--- Extracted data ---
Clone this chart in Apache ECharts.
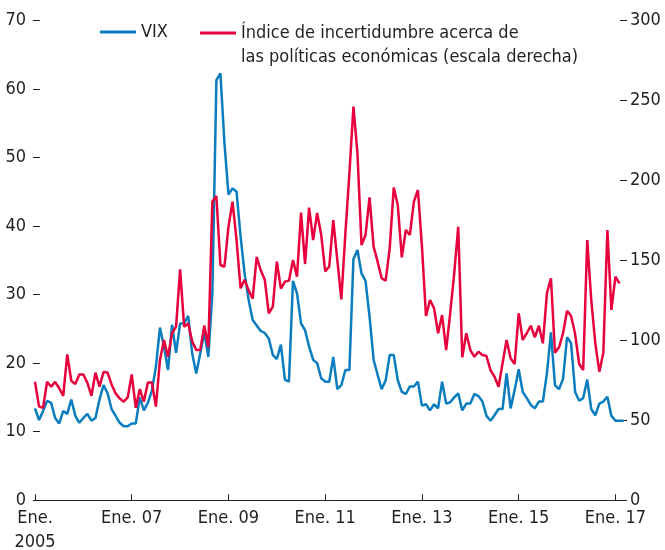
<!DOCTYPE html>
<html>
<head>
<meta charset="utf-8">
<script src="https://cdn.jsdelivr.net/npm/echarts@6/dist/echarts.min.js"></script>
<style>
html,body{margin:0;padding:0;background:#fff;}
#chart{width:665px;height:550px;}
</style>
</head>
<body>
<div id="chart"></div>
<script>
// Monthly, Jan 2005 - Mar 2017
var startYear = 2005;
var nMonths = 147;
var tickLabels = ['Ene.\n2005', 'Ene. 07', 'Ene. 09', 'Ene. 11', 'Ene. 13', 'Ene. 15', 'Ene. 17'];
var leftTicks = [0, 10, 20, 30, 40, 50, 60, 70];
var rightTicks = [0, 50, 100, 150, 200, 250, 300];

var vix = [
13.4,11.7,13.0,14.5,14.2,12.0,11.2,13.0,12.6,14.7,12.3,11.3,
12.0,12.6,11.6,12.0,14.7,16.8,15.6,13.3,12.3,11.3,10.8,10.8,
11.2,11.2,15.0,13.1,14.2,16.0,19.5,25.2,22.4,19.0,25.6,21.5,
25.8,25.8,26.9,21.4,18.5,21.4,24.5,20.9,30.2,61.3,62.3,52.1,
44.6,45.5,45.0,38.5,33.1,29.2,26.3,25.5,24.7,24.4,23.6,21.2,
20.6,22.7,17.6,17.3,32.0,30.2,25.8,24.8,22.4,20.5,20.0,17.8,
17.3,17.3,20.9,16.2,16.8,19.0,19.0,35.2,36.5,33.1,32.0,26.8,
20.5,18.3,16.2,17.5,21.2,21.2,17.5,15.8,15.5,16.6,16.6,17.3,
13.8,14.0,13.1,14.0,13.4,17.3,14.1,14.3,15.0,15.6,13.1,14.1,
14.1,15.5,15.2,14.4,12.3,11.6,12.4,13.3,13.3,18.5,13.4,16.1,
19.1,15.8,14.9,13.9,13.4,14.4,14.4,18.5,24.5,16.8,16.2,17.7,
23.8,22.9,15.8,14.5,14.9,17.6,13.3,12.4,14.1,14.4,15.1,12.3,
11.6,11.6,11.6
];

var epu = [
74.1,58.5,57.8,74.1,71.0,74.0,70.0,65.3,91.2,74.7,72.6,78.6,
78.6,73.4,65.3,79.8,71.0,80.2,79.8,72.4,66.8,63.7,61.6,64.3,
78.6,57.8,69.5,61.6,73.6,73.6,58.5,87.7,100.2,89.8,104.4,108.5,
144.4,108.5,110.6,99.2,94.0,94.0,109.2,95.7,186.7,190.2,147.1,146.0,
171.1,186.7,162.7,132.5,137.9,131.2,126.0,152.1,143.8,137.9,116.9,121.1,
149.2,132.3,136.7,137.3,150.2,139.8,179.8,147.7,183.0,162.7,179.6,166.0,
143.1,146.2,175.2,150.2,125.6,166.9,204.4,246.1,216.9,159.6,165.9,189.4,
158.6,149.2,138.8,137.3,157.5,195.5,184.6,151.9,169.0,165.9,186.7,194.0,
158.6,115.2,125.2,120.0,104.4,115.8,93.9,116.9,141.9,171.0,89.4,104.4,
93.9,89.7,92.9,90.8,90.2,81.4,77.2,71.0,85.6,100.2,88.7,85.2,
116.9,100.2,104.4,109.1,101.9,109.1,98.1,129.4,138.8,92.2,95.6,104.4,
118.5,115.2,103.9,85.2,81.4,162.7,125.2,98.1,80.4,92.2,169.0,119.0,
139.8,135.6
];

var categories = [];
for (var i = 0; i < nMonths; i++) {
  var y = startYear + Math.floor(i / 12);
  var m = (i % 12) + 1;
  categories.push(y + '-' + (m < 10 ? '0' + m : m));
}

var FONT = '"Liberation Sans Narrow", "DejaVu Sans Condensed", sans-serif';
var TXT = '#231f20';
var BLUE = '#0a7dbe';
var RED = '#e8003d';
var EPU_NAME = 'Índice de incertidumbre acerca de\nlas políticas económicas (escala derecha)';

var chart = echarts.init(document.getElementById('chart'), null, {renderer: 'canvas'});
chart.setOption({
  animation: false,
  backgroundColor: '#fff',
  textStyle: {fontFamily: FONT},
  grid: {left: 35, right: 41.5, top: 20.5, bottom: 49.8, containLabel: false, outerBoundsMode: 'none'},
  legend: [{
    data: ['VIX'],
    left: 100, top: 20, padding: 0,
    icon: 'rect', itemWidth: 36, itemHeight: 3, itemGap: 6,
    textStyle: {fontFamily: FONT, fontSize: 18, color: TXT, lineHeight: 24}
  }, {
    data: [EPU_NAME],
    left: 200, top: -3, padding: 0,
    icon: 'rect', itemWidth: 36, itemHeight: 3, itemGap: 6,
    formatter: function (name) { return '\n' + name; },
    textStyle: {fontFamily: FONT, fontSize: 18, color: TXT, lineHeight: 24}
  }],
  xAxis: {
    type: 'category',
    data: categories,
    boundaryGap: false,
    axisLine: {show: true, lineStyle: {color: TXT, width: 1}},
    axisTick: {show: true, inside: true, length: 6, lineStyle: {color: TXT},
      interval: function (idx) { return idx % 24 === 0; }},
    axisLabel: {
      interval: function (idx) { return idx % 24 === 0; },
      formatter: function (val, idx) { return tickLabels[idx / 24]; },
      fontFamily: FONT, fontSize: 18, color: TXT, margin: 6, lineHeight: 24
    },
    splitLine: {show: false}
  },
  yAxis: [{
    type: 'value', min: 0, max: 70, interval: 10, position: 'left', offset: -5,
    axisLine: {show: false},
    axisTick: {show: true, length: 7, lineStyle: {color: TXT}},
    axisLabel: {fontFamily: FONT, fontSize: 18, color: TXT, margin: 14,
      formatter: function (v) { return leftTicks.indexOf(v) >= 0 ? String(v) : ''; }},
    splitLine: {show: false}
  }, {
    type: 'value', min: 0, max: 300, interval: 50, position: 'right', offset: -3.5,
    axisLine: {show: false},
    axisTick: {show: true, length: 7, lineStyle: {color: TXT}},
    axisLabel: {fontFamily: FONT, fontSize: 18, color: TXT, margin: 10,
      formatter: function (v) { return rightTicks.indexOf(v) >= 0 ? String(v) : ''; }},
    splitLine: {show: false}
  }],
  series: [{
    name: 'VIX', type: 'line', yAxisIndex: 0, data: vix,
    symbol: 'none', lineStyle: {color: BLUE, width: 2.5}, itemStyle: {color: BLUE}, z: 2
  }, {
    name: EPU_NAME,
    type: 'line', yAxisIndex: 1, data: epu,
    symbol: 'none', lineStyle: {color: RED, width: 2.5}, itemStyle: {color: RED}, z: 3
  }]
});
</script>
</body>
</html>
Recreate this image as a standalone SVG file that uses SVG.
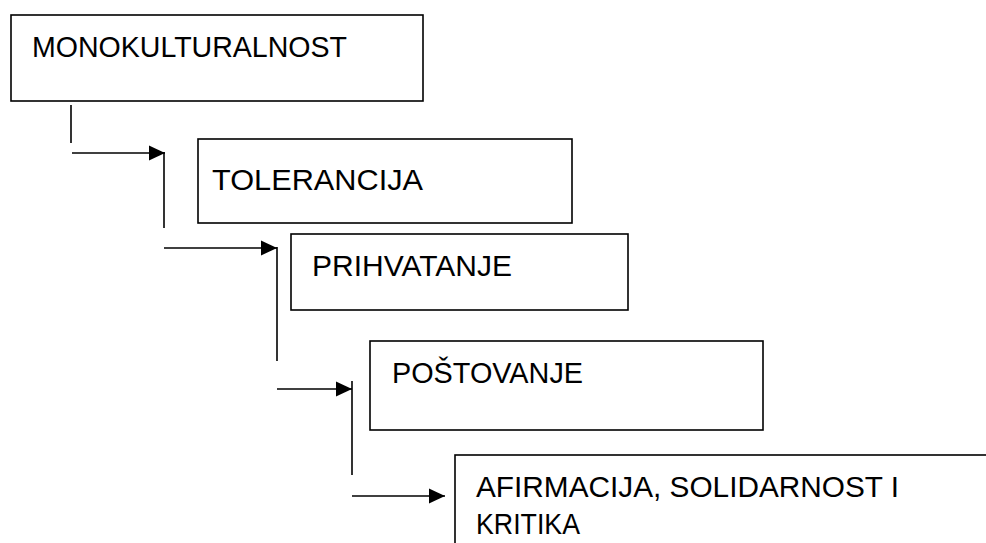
---
Restate the listing above word for word, and skip the pictures.

Clone this chart in Apache ECharts.
<!DOCTYPE html>
<html>
<head>
<meta charset="utf-8">
<script src="https://cdn.jsdelivr.net/npm/echarts@6/dist/echarts.min.js"></script>
<style>
html,body{margin:0;padding:0;background:#fff;}
#chart{width:665px;height:550px;}
</style>
</head>
<body>
<div id="chart"></div>
<script>
// Monthly, Jan 2005 - Mar 2017
var startYear = 2005;
var nMonths = 147;
var tickLabels = ['Ene.\n2005', 'Ene. 07', 'Ene. 09', 'Ene. 11', 'Ene. 13', 'Ene. 15', 'Ene. 17'];
var leftTicks = [0, 10, 20, 30, 40, 50, 60, 70];
var rightTicks = [0, 50, 100, 150, 200, 250, 300];

var vix = [
13.4,11.7,13.0,14.5,14.2,12.0,11.2,13.0,12.6,14.7,12.3,11.3,
12.0,12.6,11.6,12.0,14.7,16.8,15.6,13.3,12.3,11.3,10.8,10.8,
11.2,11.2,15.0,13.1,14.2,16.0,19.5,25.2,22.4,19.0,25.6,21.5,
25.8,25.8,26.9,21.4,18.5,21.4,24.5,20.9,30.2,61.3,62.3,52.1,
44.6,45.5,45.0,38.5,33.1,29.2,26.3,25.5,24.7,24.4,23.6,21.2,
20.6,22.7,17.6,17.3,32.0,30.2,25.8,24.8,22.4,20.5,20.0,17.8,
17.3,17.3,20.9,16.2,16.8,19.0,19.0,35.2,36.5,33.1,32.0,26.8,
20.5,18.3,16.2,17.5,21.2,21.2,17.5,15.8,15.5,16.6,16.6,17.3,
13.8,14.0,13.1,14.0,13.4,17.3,14.1,14.3,15.0,15.6,13.1,14.1,
14.1,15.5,15.2,14.4,12.3,11.6,12.4,13.3,13.3,18.5,13.4,16.1,
19.1,15.8,14.9,13.9,13.4,14.4,14.4,18.5,24.5,16.8,16.2,17.7,
23.8,22.9,15.8,14.5,14.9,17.6,13.3,12.4,14.1,14.4,15.1,12.3,
11.6,11.6,11.6
];

var epu = [
74.1,58.5,57.8,74.1,71.0,74.0,70.0,65.3,91.2,74.7,72.6,78.6,
78.6,73.4,65.3,79.8,71.0,80.2,79.8,72.4,66.8,63.7,61.6,64.3,
78.6,57.8,69.5,61.6,73.6,73.6,58.5,87.7,100.2,89.8,104.4,108.5,
144.4,108.5,110.6,99.2,94.0,94.0,109.2,95.7,186.7,190.2,147.1,146.0,
171.1,186.7,162.7,132.5,137.9,131.2,126.0,152.1,143.8,137.9,116.9,121.1,
149.2,132.3,136.7,137.3,150.2,139.8,179.8,147.7,183.0,162.7,179.6,166.0,
143.1,146.2,175.2,150.2,125.6,166.9,204.4,246.1,216.9,159.6,165.9,189.4,
158.6,149.2,138.8,137.3,157.5,195.5,184.6,151.9,169.0,165.9,186.7,194.0,
158.6,115.2,125.2,120.0,104.4,115.8,93.9,116.9,141.9,171.0,89.4,104.4,
93.9,89.7,92.9,90.8,90.2,81.4,77.2,71.0,85.6,100.2,88.7,85.2,
116.9,100.2,104.4,109.1,101.9,109.1,98.1,129.4,138.8,92.2,95.6,104.4,
118.5,115.2,103.9,85.2,81.4,162.7,125.2,98.1,80.4,92.2,169.0,119.0,
139.8,135.6
];

var categories = [];
for (var i = 0; i < nMonths; i++) {
  var y = startYear + Math.floor(i / 12);
  var m = (i % 12) + 1;
  categories.push(y + '-' + (m < 10 ? '0' + m : m));
}

var FONT = '"Liberation Sans Narrow", "DejaVu Sans Condensed", sans-serif';
var TXT = '#231f20';
var BLUE = '#0a7dbe';
var RED = '#e8003d';
var EPU_NAME = 'Índice de incertidumbre acerca de\nlas políticas económicas (escala derecha)';

var chart = echarts.init(document.getElementById('chart'), null, {renderer: 'canvas'});
chart.setOption({
  animation: false,
  backgroundColor: '#fff',
  textStyle: {fontFamily: FONT},
  grid: {left: 35, right: 41.5, top: 20.5, bottom: 49.8, containLabel: false, outerBoundsMode: 'none'},
  legend: [{
    data: ['VIX'],
    left: 100, top: 20, padding: 0,
    icon: 'rect', itemWidth: 36, itemHeight: 3, itemGap: 6,
    textStyle: {fontFamily: FONT, fontSize: 18, color: TXT, lineHeight: 24}
  }, {
    data: [EPU_NAME],
    left: 200, top: -3, padding: 0,
    icon: 'rect', itemWidth: 36, itemHeight: 3, itemGap: 6,
    formatter: function (name) { return '\n' + name; },
    textStyle: {fontFamily: FONT, fontSize: 18, color: TXT, lineHeight: 24}
  }],
  xAxis: {
    type: 'category',
    data: categories,
    boundaryGap: false,
    axisLine: {show: true, lineStyle: {color: TXT, width: 1}},
    axisTick: {show: true, inside: true, length: 6, lineStyle: {color: TXT},
      interval: function (idx) { return idx % 24 === 0; }},
    axisLabel: {
      interval: function (idx) { return idx % 24 === 0; },
      formatter: function (val, idx) { return tickLabels[idx / 24]; },
      fontFamily: FONT, fontSize: 18, color: TXT, margin: 6, lineHeight: 24
    },
    splitLine: {show: false}
  },
  yAxis: [{
    type: 'value', min: 0, max: 70, interval: 10, position: 'left', offset: -5,
    axisLine: {show: false},
    axisTick: {show: true, length: 7, lineStyle: {color: TXT}},
    axisLabel: {fontFamily: FONT, fontSize: 18, color: TXT, margin: 14,
      formatter: function (v) { return leftTicks.indexOf(v) >= 0 ? String(v) : ''; }},
    splitLine: {show: false}
  }, {
    type: 'value', min: 0, max: 300, interval: 50, position: 'right', offset: -3.5,
    axisLine: {show: false},
    axisTick: {show: true, length: 7, lineStyle: {color: TXT}},
    axisLabel: {fontFamily: FONT, fontSize: 18, color: TXT, margin: 10,
      formatter: function (v) { return rightTicks.indexOf(v) >= 0 ? String(v) : ''; }},
    splitLine: {show: false}
  }],
  series: [{
    name: 'VIX', type: 'line', yAxisIndex: 0, data: vix,
    symbol: 'none', lineStyle: {color: BLUE, width: 2.5}, itemStyle: {color: BLUE}, z: 2
  }, {
    name: EPU_NAME,
    type: 'line', yAxisIndex: 1, data: epu,
    symbol: 'none', lineStyle: {color: RED, width: 2.5}, itemStyle: {color: RED}, z: 3
  }]
});
</script>
</body>
</html>
Recreate this image as a standalone SVG file that uses SVG.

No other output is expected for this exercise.